This is a book by Olaf Stapledon. It is not quite a novel, but it is certainly science fiction.

This is a book about two interwoven parallel worlds, each history being many hundreds of thousands of years long. The book does not include exact time scales. This is a book about both the triumph and defeat of humanity. Both facets end with the extinction of humanity, the tragic one with the end of intelligent life on earth and the worldwide dominance of the rats, the happy one with humanity creating a new species which includes what is best in us. Odd though the latter may sound, it works very well in context, and is a dramatic climax to the work.

Although this book has a plot and tension and even heroes and antagonists to an extent, it is no ordinary science fiction novel. If you enjoy only the trappings of science fiction and not strange thoughts and new ideas, this book is not for you.

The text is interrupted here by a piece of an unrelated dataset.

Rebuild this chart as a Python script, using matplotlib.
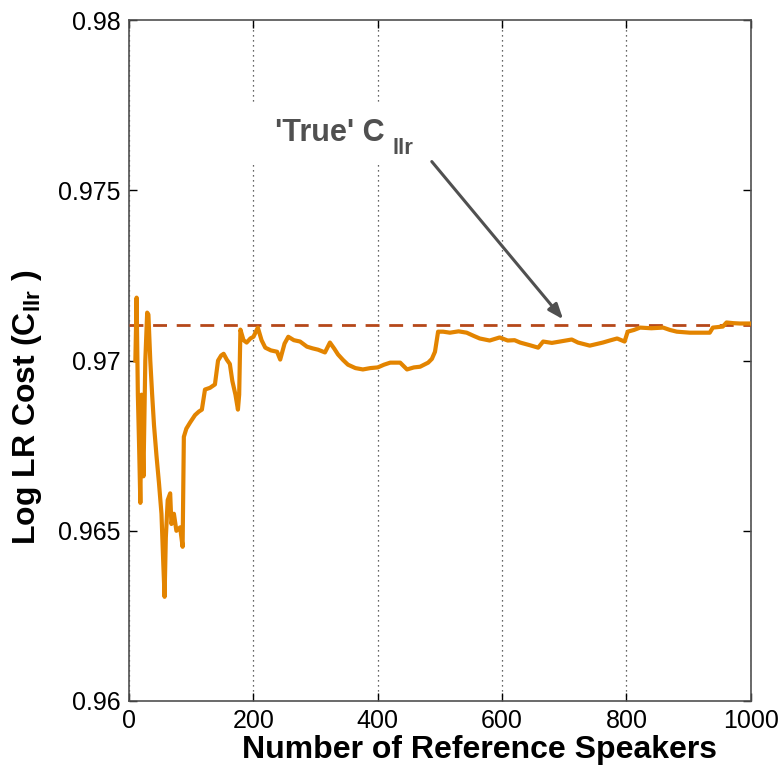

Some parts of it are remniscient of Stanislaw Lem for modern readers, although of course Lem read Stapledon and not the other way around.

One thing that will seem very odd to many modern readers is Olaf Stapledon's belief in communism. A surprising number of intelligent and broadly educated people were communists in the era in which he lived - many more than today. If you cannot look past it you will find this book unreadable. If you can look past it, you will eventually wonder which ideas of our own, seeming logical enought at the time, will seem absurd in the future.